We don’t often think of the Spirit of God as everywhere, inspiring everybody. We like to restrict the Spirit to our religion, to our church, to us and our people. The coming of the Holy Spirit, we say, was on Pentecost, the birthday of the Church. This is true, and the spirit of God fills this church, this congregation. The Spirit anoints the preacher and awakens the people; the spirit convicts the sinner and converts the lost. The Spirit distributes gifts, Paul the apostle wrote in several places. Each of us has a gift for the building up of the body of Christ.
I have lived in Jerusalem and studied at Notre Dame. I have taught at two Catholic colleges in Pittsburgh and a Methodist college in Kentucky. In all of these places, God was at work among the followers of Jesus. During my days leading the Academy of Preachers, I became close friends with Orthodox, Catholic, Pentecostal, Protestant and Evangelical preachers. I saw the face of Christ in each one and felt the Spirit of Christ in their spirit. What God declares clean, I never once wanted to declare unclean. I am a better person and a better Christian because I have walked this path with these people.
Last Sunday, we went to the Sedgefield United Methodist Church on the south side of Charlotte. What a spirit-filled day it was. A congregation of less than 100 people, I think. A winsome pastor, lively singing, and one baptism. Here is how that happened.
Sam, my 15-year-old grandson, wandered past the church last fall while they were having an outdoor event, a picnic or something. He stopped, and stayed, and ate. He came back the next time they took their fellowship outdoors. One thing led to another and that lonely boy, looking for friends, found his way into the youth group. It was a very small group; but the Sedgefield church had partnered with four other congregations to hire one youth minister. And after a number of weeks of that, Sam signed up for confirmation class. Eight weeks of classes, and on Pentecost Sunday, everybody in class took vows to become members of that church; and Sam was baptized.
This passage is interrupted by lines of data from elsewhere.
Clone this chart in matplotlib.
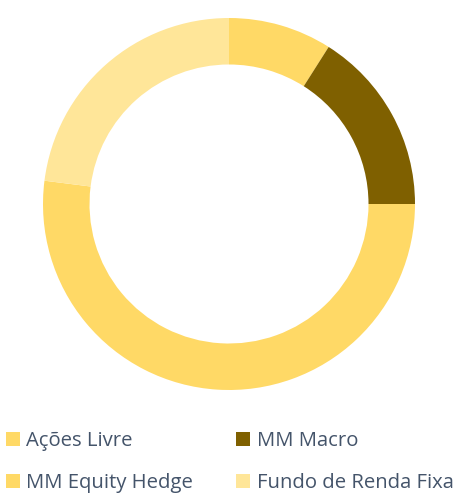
import matplotlib.pyplot as plt
from matplotlib.patches import Patch

labels = ["Ações Livre", "MM Macro", "MM Equity Hedge", "Fundo de Renda Fixa"]
values = [9, 16, 52, 23]
colors = ["#FFD966", "#7F6000", "#FFD966", "#FFE699"]

plt.rcParams["font.family"] = ["Open Sans", "DejaVu Sans"]

fig = plt.figure(figsize=(4.61, 4.98), dpi=100)
ax = fig.add_axes([43 / 461, 108 / 498, 372 / 461, 372 / 498])

ax.pie(values, colors=colors, startangle=90, counterclock=False,
       radius=1, wedgeprops=dict(width=0.25, edgecolor="none"))
ax.set_xlim(-1, 1)
ax.set_ylim(-1, 1)
ax.set_aspect("equal")
ax.axis("off")

# legend fills by column, so reorder to read row by row
order = [0, 2, 1, 3]
handles = [Patch(facecolor=colors[i], edgecolor="none") for i in order]
fig.legend(handles, [labels[i] for i in order], ncol=2, loc="upper left",
           bbox_to_anchor=(0.012, 0.135), frameon=False,
           fontsize=14.6, labelcolor="#44546A",
           handlelength=0.7, handleheight=0.7, handletextpad=0.3,
           columnspacing=2.15, labelspacing=1.12, borderpad=0, borderaxespad=0)

fig.savefig("out.png", dpi=100)
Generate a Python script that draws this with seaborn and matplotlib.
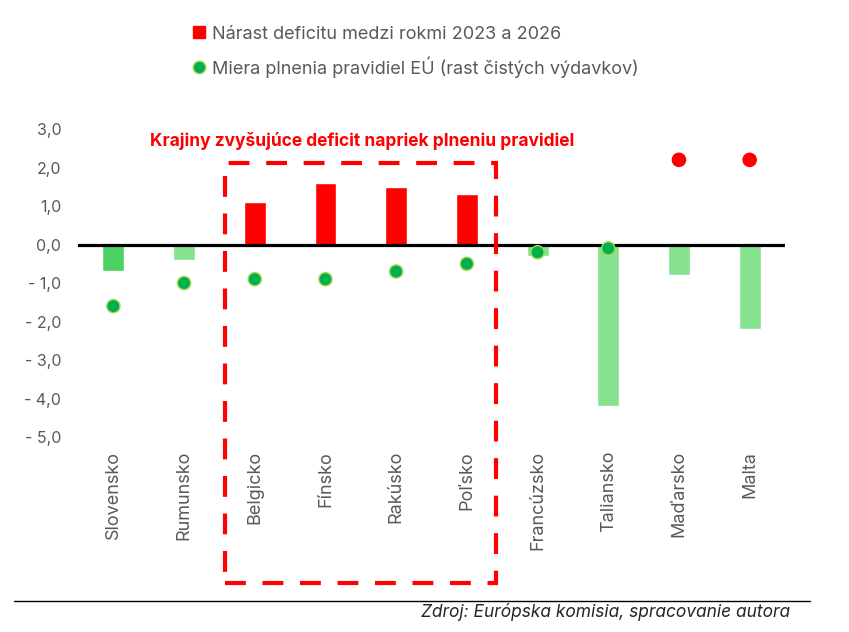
import numpy as np
import pandas as pd
import matplotlib.pyplot as plt
import seaborn as sns
from matplotlib.patches import Rectangle
from matplotlib.lines import Line2D

countries = ['Slovensko', 'Rumunsko', 'Belgicko', 'Fínsko', 'Rakúsko', 'Poľsko',
             'Francúzsko', 'Taliansko', 'Maďarsko', 'Malta']
deficit_change = [-0.7, -0.4, 1.1, 1.6, 1.5, 1.3, -0.3, -4.2, -0.8, -2.2]
rule_compliance = [-1.6, -1.0, -0.9, -0.9, -0.7, -0.5, -0.2, -0.1, 2.2, 2.2]
bar_colors = ['#4CD262', '#86E28F', '#FF0000', '#FF0000', '#FF0000', '#FF0000',
              '#86E28F', '#86E28F', '#86E28F', '#86E28F']
dot_colors = ['#00B050'] * 8 + ['#FF0000'] * 2
dot_edges = ['#A6D84E'] * 8 + ['#FF0000'] * 2
yticks = [3, 2, 1, 0, -1, -2, -3, -4, -5]

df = pd.DataFrame({'krajina': countries, 'deficit': deficit_change, 'pravidla': rule_compliance})

sns.set_style('white')
plt.rcParams['font.family'] = ['Inter', 'DejaVu Sans']
gray = '#595959'

fig = plt.figure(figsize=(8.49, 6.32), dpi=100)
ax = fig.add_axes([0.0919, 0.3085, 0.8327, 0.4873])

sns.barplot(data=df, x='krajina', y='deficit', hue='krajina', palette=bar_colors,
            legend=False, width=0.31, saturation=1, ax=ax)
sns.scatterplot(data=df, x='krajina', y='pravidla', hue='krajina', palette=dot_colors,
                legend=False, s=90, linewidth=1, edgecolor=dot_edges, ax=ax, zorder=5)

ax.axhline(0, color='black', lw=2.3, zorder=4)
ax.set_xlim(-0.5, len(countries) - 0.5)
ax.set_ylim(-5, 3)
ax.set_yticks(yticks)
ax.set_yticklabels([f'{v:.1f}'.replace('.', ',').replace('-', '- ') for v in yticks])
ax.set_xlabel('')
ax.set_ylabel('')
ax.tick_params(axis='y', length=0, pad=12, labelsize=11.5, labelcolor=gray)
ax.tick_params(axis='x', length=0, pad=10, labelsize=13, labelcolor=gray, labelrotation=90)
sns.despine(ax=ax, left=True, bottom=True)

# dashed box around countries raising deficit
box = Rectangle((1.58, -8.78), 3.83, 10.91, fill=False, edgecolor='#FF0000', lw=3,
                linestyle=(0, (5, 4)), clip_on=False, zorder=6)
ax.add_patch(box)
ax.text(3.52, 2.7, 'Krajiny zvyšujúce deficit napriek plneniu pravidiel', color='#FF0000',
        fontsize=12.5, fontweight='bold', ha='center', va='center')

handles = [
    Line2D([], [], marker='s', color='#FF0000', linestyle='none', markersize=9),
    Line2D([], [], marker='o', color='#00B050', markeredgecolor='#A6D84E', linestyle='none', markersize=9),
]
labels = ['Nárast deficitu medzi rokmi 2023 a 2026',
          'Miera plnenia pravidiel EÚ (rast čistých výdavkov)']
fig.legend(handles, labels, loc='upper left', bbox_to_anchor=(0.205, 0.985), frameon=False,
           fontsize=13, labelcolor=gray, handletextpad=0.2, handlelength=1, labelspacing=0.75)

fig.add_artist(Line2D([14 / 849, 810 / 849], [1 - 601 / 632] * 2, color='black', lw=1))
fig.text(790 / 849, 1 - 612 / 632, 'Zdroj: Európska komisia, spracovanie autora',
         ha='right', va='center', fontsize=12.5, style='italic', fontstretch='condensed')

fig.savefig('out.png', dpi=100)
Not all the way under and up dripping wet, but with enough of the water and the spirit to make it a powerful witness to the goodness of God and the glory of Christ.
The Spirit of God is at work in the church, here and there and everywhere!
IV
We started wide, up in the stars; we narrowed it to the church of Jesus Christ, here and there. Now, one more move: God is present not just there, not just here among us; but here, in your soul, in your spirit, in your life, in your journey.
Jesus began his mission on earth with these words, “The Spirit of the Lord is upon me.” Those words are also for you and me. The Spirit of the Lord is upon me. Say those words with me: the Spirit of the Lord is upon me.
The Spirit is upon you to help you sing for joy and live in hope; to resist temptation and be strong in the Lord; to forgive those who do you wrong and to give generously to help others.
Every time you feel the urge to pray, that is the Spirit. Every time you want to dance with gladness, that is the Spirit. Every time you want to push back against some addiction, some resentment, some habit that is pulling you down, that is the Spirit. Every time you call out, “Help me, Jesus.” –that is the Spirit. Every time you give of yourself to help somebody, guide somebody, encourage somebody, you are acting in the fullness of the Spirit.
What is the Spirit pulling you to do today?